La banque réplique que l'action au pénal contre les auteurs de l'infraction ne l'impliquait nullement et que l'appelante a diligenté cette procédure pénale de son propre fait.
Réponse de la cour :
Les frais engagés en Roumanie l'ont été pour le procès pénal et la poursuite des responsables de la " fraude au président " dont a été victime la société Nausicaa.
Le défaut de vigilance reproché à la banque n'étant donc pas en lien causal direct avec ce préjudice, la demande de la société Nausicaa à ce titre sera rejetée, et la décision entreprise confirmée sur ce point.
III - Sur les demandes accessoires
La banque, qui succombe, sera condamnée aux entiers dépens de première instance et d'appel.
La décision déférée sera confirmée de ce chef.

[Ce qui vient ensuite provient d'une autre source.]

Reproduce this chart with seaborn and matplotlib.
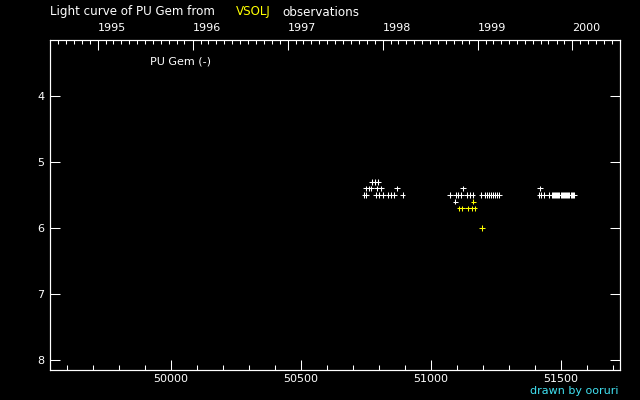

Par ailleurs, la banque sera déboutée de sa demande d'indemnité procédurale et condamnée à verser à la société Nausicaa une indemnité en application de l'article 700 du code de procédure civile, au titre de la première instance et de l'instance d'appel. Le jugement entrepris sera infirmé de ce chef.
PAR CES MOTIFS
La cour,
- INFIRME la décision déférée, sauf en ce qu'elle a :
* Condamné la banque CIC Nord Ouest à restituer à " la société Nausicaa " la somme de 65 385 euros avec intérêts au taux légal à compter du 18 mai 2015, avec anatocisme ;
* Débouté la " société Nausicaa " de ses demandes indemnitaires au titre des préjudices financier, d'image et frais d'avocats en Roumanie ;
* Débouté la " société Nausicaa " de sa demande de publications de la décision à intervenir ;
* Condamné la banque CIC Nord-Ouest aux entiers dépens ;
- RECTIFIE les chefs de dispositif ci-dessus confirmés pour préciser qu'au lieu de la " société Nausicaa ", il convient de lire " la [Adresse 7], exerçant sous l'enseigne Nausicaa " ;
Statuant à nouveau des chefs infirmés et y ajoutant :
- Dit n'y avoir lieu de déclarer inopposable et d'écarter des débats la pièce n°38 communiquée par la société CIC Nord-Ouest ;
- Condamne la société CIC Nord-Ouest à verser à la [Adresse 7] (la société Nausicaa) les sommes suivantes :
* 169 090 euros avec intérêts au taux légal à compter du 18 mai 2015 ;
* 95 780 euros avec intérêts au taux légal à compter du 18 mai 2015 ;
* 5 000 euros en réparation de son préjudice moral, avec les intérêts à compter du présent arrêt ;
- Dit que les intérêts échus dus au moins pour une année entière produiront eux-mêmes intérêts ;
- Condamne la société la CIC Nord-Ouest aux entiers dépens d'appel ;
- Vu l'article 700 du code de procédure civile, rejette la demande de la société CIC Nord-Ouest et la condamne à verser à la [Adresse 7] (la société Nausicaa) la somme de 15 000 euros au titre de la première instance et de l'instance d'appel.